On November 13th, the Women in Aeronautics and Astronautics (WIAA) hosted their second annual WIAA Night with the help of the Aerospace Engineering Department, as well as corporate sponsors (Aerospace Corporation, AIAA, Boeing, Lockheed Martin, GE Aviation)!

WIAA Night was a celebration of our organization’s accomplishments since its founding in 2015, a review of past events and future goals, and a chance to thank our sponsors and hear from our partners in industry. During the event, the WIAA members and Aerospace faculty had the chance to network with industry personnel over some light food and refreshments. Some lucky guests even got to take a personal tour of the new A. James Clark Hall with Dr. Darryll Pines, the Dean of the Clark School of Engineering. WIAA’s President, Rosemary Davidson, introduced the organization and provided a synopsis of the past three years. Dr. Norman Wereley, the Aerospace Department Chair, followed with a message to the guests. Our keynote from the Aerospace Corporation, Dr. Dewanne Phillips, closed the night by speaking about her experiences in the industry and providing advice on how to succeed in the industry as a woman. 

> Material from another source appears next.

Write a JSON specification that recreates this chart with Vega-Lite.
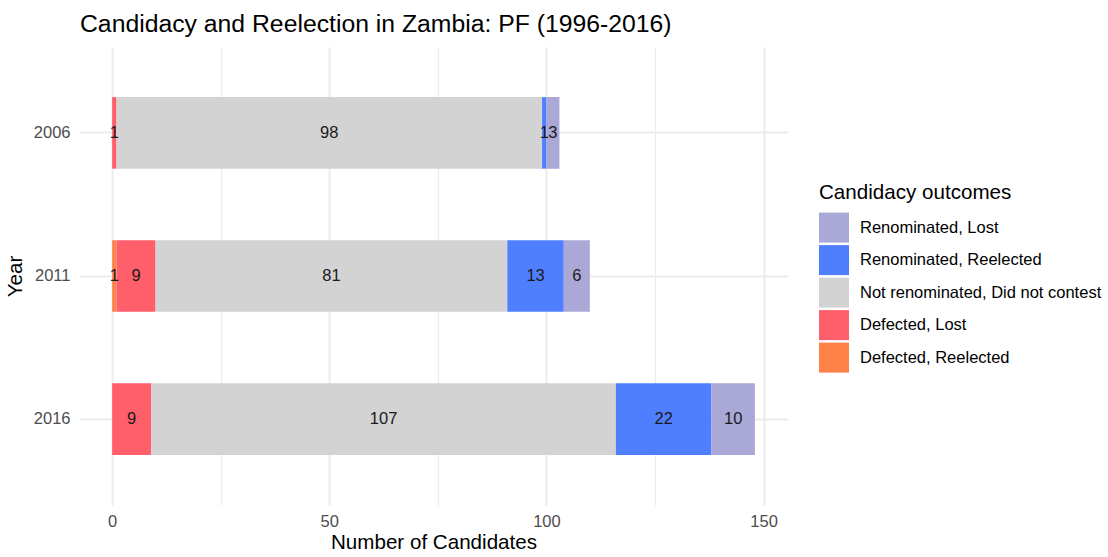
{
  "$schema": "https://vega.github.io/schema/vega-lite/v6.json",
  "width": 707,
  "height": 458,
  "autosize": "none",
  "padding": {"left": 80, "top": 47, "right": 321, "bottom": 52},
  "background": "white",
  "title": {
    "text": "Candidacy and Reelection in Zambia: PF (1996-2016)",
    "anchor": "start",
    "frame": "group",
    "fontSize": 24.75,
    "fontWeight": "normal",
    "font": "Liberation Sans",
    "color": "black",
    "baseline": "alphabetic",
    "offset": 16,
    "dy": 26
  },
  "config": {
    "view": {"stroke": null},
    "font": "Liberation Sans"
  },
  "data": {
    "values": [
      {"Year": "2006", "Outcome": "Defected, Lost", "rank": 2, "n": 1},
      {"Year": "2006", "Outcome": "Not renominated, Did not contest", "rank": 3, "n": 98},
      {"Year": "2006", "Outcome": "Renominated, Reelected", "rank": 4, "n": 1},
      {"Year": "2006", "Outcome": "Renominated, Lost", "rank": 5, "n": 3},
      {"Year": "2011", "Outcome": "Defected, Reelected", "rank": 1, "n": 1},
      {"Year": "2011", "Outcome": "Defected, Lost", "rank": 2, "n": 9},
      {"Year": "2011", "Outcome": "Not renominated, Did not contest", "rank": 3, "n": 81},
      {"Year": "2011", "Outcome": "Renominated, Reelected", "rank": 4, "n": 13},
      {"Year": "2011", "Outcome": "Renominated, Lost", "rank": 5, "n": 6},
      {"Year": "2016", "Outcome": "Defected, Lost", "rank": 2, "n": 9},
      {"Year": "2016", "Outcome": "Not renominated, Did not contest", "rank": 3, "n": 107},
      {"Year": "2016", "Outcome": "Renominated, Reelected", "rank": 4, "n": 22},
      {"Year": "2016", "Outcome": "Renominated, Lost", "rank": 5, "n": 10}
    ]
  },
  "transform": [
    {"stack": "n", "groupby": ["Year"], "sort": [{"field": "rank", "order": "ascending"}], "as": ["x0", "x1"]},
    {"calculate": "(datum.x0 + datum.x1) / 2", "as": "mid"}
  ],
  "encoding": {
    "y": {
      "field": "Year",
      "type": "nominal",
      "sort": ["2006", "2011", "2016"],
      "scale": {"paddingInner": 0.5, "paddingOuter": 0.35},
      "axis": {
        "title": "Year",
        "titleFontSize": 20.6,
        "titleFontWeight": "normal",
        "titleColor": "black",
        "titlePadding": 8,
        "labelFontSize": 16.5,
        "labelColor": "#4D4D4D",
        "labelPadding": 10,
        "ticks": false,
        "tickSize": 0,
        "domain": false,
        "grid": true,
        "bandPosition": 0.5,
        "gridColor": "#EBEBEB",
        "gridWidth": 2
      }
    }
  },
  "layer": [
    {
      "mark": {"type": "bar", "opacity": 1},
      "encoding": {
        "x": {
          "field": "x0",
          "type": "quantitative",
          "scale": {"domain": [-7.4, 155.4], "nice": false, "zero": false},
          "axis": {
            "title": "Number of Candidates",
            "titleFontSize": 20.6,
            "titleFontWeight": "normal",
            "titleColor": "black",
            "titlePadding": 3,
            "values": [0, 25, 50, 75, 100, 125, 150],
            "labelExpr": "datum.value % 50 === 0 ? datum.label : ''",
            "labelFontSize": 16.5,
            "labelColor": "#4D4D4D",
            "labelPadding": 8,
            "ticks": false,
            "tickSize": 0,
            "domain": false,
            "grid": true,
            "gridColor": "#EBEBEB",
            "gridWidth": {"condition": {"test": "datum.value % 50 === 0", "value": 2}, "value": 1.2}
          }
        },
        "x2": {"field": "x1"},
        "color": {
          "field": "Outcome",
          "type": "nominal",
          "scale": {
            "domain": ["Renominated, Lost", "Renominated, Reelected", "Not renominated, Did not contest", "Defected, Lost", "Defected, Reelected"],
            "range": ["#AAA8D6", "#4F7FFF", "#D3D3D3", "#FF5E6B", "#FF8248"]
          },
          "legend": {
            "title": "Candidacy outcomes",
            "orient": "none",
            "legendX": 739,
            "legendY": 136,
            "padding": 0,
            "titleFontSize": 20.6,
            "titleFontWeight": "normal",
            "titleColor": "black",
            "titlePadding": 9,
            "titleLimit": 0,
            "labelFontSize": 16.5,
            "labelColor": "black",
            "labelOffset": 11,
            "labelLimit": 0,
            "symbolType": "square",
            "symbolSize": 900,
            "symbolStrokeWidth": 0,
            "symbolOpacity": 1,
            "rowPadding": 2.5
          }
        }
      }
    },
    {
      "mark": {"type": "text", "fontSize": 16.5, "color": "#1A1A1A", "baseline": "middle", "align": "center"},
      "encoding": {
        "x": {"field": "mid", "type": "quantitative"},
        "text": {"field": "n", "type": "quantitative"}
      }
    }
  ]
}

WIAA would like to give a big thank you to all the students, faculty, and industry personnel that attended! Thank you for making the second WIAA Night a success, and we hope that we can continue to have successful events like this in the future!

WIAA Night 2017


This #WIAA Wednesday we would like to highlight the Department of Aerospace Engineering’s very own Assistant Professor. WIAA is honored to feature Dr. Christine Hartzell this November!

Dr. Christine Hartzell received her BS in Aerospace Engineering from the Georgia Institute of Technology and her PhD in Aerospace Engineering Sciences from the University of Colorado. While at GT and CU, she completed three internships at the Jet Propulsion Laboratory and one internship at JAXA (the Japanese space agency). After completing her PhD, she was a postdoctoral fellow in Mechanical Engineering at the California Institute of Technology for 18 months. Dr. Hartzell started as an Assistant Professor at the University of Maryland in 2014. Her research focuses on granular materials that are dominated by non-gravitational forces: she is specifically interested in the evolution of asteroids and the design of spacecraft to explore low-gravity bodies such as asteroids, comets, and the Moon.

She has received the NASA Earth and Space Science Fellowship and the Amelia Earhart Fellowship. In addition to her many accomplishments, an asteroid was named after Dr. Hartzell in recognition of her contributions to the asteroid science community: 9319 Hartzell (https://ssd.jpl.nasa.gov/sbdb.cgi?sstr=9319). She even likes to include her asteroid in exam problems!

Dr. Hartzell’s Words of Wisdom:

  1. Don’t compare the inside of yourself to the outside of someone else. On the outside, your classmates may look calm, cool and collected – like they know what they are doing and are super accomplished. You may feel like you have no idea what’s going on. Remember, though, that your classmates are probably just as uncertain as you are, and everyone works hard to project a confident “outside”.
  2. Don’t be afraid of rejection. Sometimes we are afraid to ask for something (a meeting with a professor, an undergraduate research position, a raise, etc), because we think “I am just an undergrad, I’m not that important, etc.” The key is to evaluate the risks associated with the worst possible outcome of your request. Most of the time, the worst outcome is that your request is denied, which is really not that bad at all because you’re just in the same position as you were before you asked.
  3. The work environment is MUCH better than it used to be, but you will still encounter sexism. If you get into a bad situation, don’t be afraid to make a change – you are valuable! Be assertive and confident, and fix things quickly. Never compromise your integrity.

Did you know?:

Dr. Hartzell has a horse and has ridden horses since she was five years old. Her horse is a thoroughbred and she usually rides him a couple of times a week. They primarily do dressage, but she hopes to do some eventing when she has more time. Despite being very large, her horse is not very brave and relies on his pony pasture-mate for protection.

Another fun fact about Dr. Hartzell is that she also downhill skis every winter on the West coast. She grew up skiing and skied a lot during grad school. Her favorite ski area is Snowbird, Utah.